À cet égard, la Cour relève que la requérante a complété ses productions dès que le greffe de la Cour de cassation en a fait la demande expresse et sans délai, avant même qu’un rapporteur soit désigné pour instruire l’affaire. Concrètement, l’erreur commise par la requérante n’a donc pas eu pour effet de retarder l’examen du pourvoi, le rapporteur ayant disposé dès sa désignation d’un dossier complet et ayant pu procéder à un examen approfondi de l’affaire. La Cour considère donc que l’erreur commise par le conseil de la requérante est minime, et correspond à une simple confusion dans la transmission d’une pièce à la place d’une autre et ne traduit donc ni de la désinvolture ni une volonté quelconque de dissimulation, lesquelles doivent évidemment pouvoir être sanctionnées procéduralement. En l’espèce, elle observe que la finalité poursuivie par la règle procédurale litigieuse a pleinement été atteinte. Dans les circonstances particulières de l’espèce, la Cour estime que l’erreur commise par le conseil de la requérante n’a eu aucune incidence sur la bonne administration de la justice et sur la sécurité juridique.

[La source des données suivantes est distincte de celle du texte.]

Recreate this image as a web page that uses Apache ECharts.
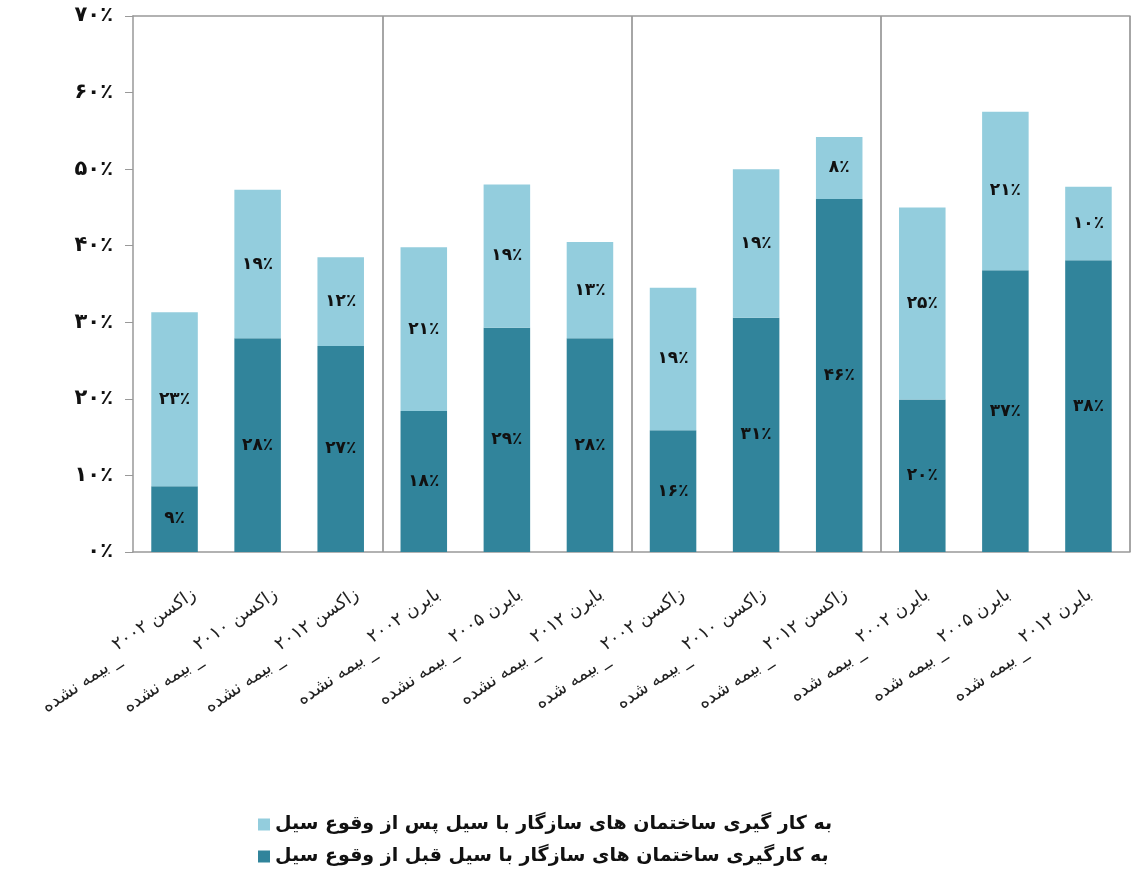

Concernant le formalisme excessif, la Cour rappelle que l’observation des règles formelles de procédure civile, qui permettent aux parties de faire trancher un litige civil, est utile et importante, car elle est susceptible de limiter le pouvoir discrétionnaire, d’assurer l’égalité des armes, de prévenir l’arbitraire, de permettre qu’un litige soit tranché et jugé de manière effective et dans un délai raisonnable, et de garantir la sécurité juridique et le respect envers le tribunal. Elle estime que le droit d’accès à un tribunal garanti par l’article 6 § 1 n’impose pas aux autorités judiciaires d’inviter les parties à régulariser la procédure chaque fois que la méconnaissance d’une formalité est constatée.
Pour autant, la Cour observe en premier lieu que le second alinéa de l’article 979 précité permet de compléter des productions incomplètes ou erronées dans certaines conditions. Ces dispositions ont été introduites par un décret du 6 novembre 2014 dans le but d’éviter de prononcer une sanction procédurale disproportionnée en cas de défaut de remise de certaines pièces.

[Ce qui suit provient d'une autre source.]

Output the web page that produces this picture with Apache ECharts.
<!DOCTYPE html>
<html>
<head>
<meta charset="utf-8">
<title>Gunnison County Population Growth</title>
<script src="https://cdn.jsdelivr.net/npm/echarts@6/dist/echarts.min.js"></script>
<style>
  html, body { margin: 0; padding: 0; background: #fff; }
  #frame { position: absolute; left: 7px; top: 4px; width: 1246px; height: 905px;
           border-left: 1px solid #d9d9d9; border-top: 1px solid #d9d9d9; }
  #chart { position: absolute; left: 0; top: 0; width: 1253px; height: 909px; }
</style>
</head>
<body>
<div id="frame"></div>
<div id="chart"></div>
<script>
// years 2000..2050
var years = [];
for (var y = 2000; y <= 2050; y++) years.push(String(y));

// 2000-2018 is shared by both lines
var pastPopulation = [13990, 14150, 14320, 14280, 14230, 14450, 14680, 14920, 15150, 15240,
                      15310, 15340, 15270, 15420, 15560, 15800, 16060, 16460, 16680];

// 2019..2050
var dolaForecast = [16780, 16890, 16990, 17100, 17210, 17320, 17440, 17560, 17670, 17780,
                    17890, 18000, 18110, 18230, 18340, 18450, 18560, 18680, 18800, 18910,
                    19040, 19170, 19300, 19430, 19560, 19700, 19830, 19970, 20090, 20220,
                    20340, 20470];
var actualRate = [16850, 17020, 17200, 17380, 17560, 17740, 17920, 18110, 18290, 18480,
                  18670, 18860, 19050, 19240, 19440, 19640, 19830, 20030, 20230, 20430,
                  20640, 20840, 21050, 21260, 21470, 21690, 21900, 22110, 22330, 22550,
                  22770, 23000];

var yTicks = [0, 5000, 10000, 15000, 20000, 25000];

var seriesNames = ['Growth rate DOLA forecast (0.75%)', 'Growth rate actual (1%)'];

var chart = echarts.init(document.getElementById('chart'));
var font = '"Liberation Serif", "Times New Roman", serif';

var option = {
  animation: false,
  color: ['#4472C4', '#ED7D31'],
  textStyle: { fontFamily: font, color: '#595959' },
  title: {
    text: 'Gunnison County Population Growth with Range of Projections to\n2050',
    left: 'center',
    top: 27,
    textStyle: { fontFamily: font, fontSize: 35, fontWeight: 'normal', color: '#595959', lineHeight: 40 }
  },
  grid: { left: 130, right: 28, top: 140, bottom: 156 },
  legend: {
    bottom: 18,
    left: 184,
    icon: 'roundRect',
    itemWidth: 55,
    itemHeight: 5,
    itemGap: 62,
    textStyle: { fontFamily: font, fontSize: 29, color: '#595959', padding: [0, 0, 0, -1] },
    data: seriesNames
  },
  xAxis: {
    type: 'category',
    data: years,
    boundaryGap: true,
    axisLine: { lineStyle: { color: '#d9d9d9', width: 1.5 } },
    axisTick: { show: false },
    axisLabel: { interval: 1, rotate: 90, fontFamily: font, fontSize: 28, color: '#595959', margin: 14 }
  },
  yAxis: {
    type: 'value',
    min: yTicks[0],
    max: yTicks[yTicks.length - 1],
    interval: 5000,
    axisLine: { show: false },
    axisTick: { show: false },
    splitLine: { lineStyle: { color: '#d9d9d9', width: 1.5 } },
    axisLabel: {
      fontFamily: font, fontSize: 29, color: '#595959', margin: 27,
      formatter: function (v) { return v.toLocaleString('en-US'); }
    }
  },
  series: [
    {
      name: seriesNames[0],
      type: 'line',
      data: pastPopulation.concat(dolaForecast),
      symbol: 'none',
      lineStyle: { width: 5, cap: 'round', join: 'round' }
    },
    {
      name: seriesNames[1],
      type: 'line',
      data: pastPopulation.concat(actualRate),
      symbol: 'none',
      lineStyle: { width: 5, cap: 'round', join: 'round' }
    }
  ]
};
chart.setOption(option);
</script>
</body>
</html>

Or, la Cour de cassation a refusé de considérer la production du jugement du TGI comme une « erreur matérielle » susceptible de régularisation au sens du second alinéa de ce texte.
La Cour constate en second lieu que cette cause d’irrecevabilité a été soulevée d’office et à un stade avancé de la procédure, après qu’un rapport détaillé avait été déposé et à la suite d’un changement de rapporteur, et ce alors même que le dossier avait été complété avec célérité dès la demande du greffe de la Cour de cassation. Or, le droit interne n’imposait pas de relever d’office un tel moyen. La règle procédurale a donc été appliquée comme une barrière empêchant de trancher une affaire pourtant prête à être jugée.
La Cour de cassation a donc effectué une interprétation et une application particulièrement rigoureuse de la règle procédurale en cause. La Cour estime que celles-ci n’étaient pas nécessaires à la bonne administration de la justice et à la sécurité juridique dans les circonstances particulières de l’espèce et en conclut que la requérante a dû supporter une charge excessive.
La Cour conclut que l’irrecevabilité du pourvoi en cassation de la requérante a porté une atteinte disproportionnée à son droit d’accès à un tribunal. Cette conclusion suffit à constater la violation de l’article 6 § 1 de la Convention.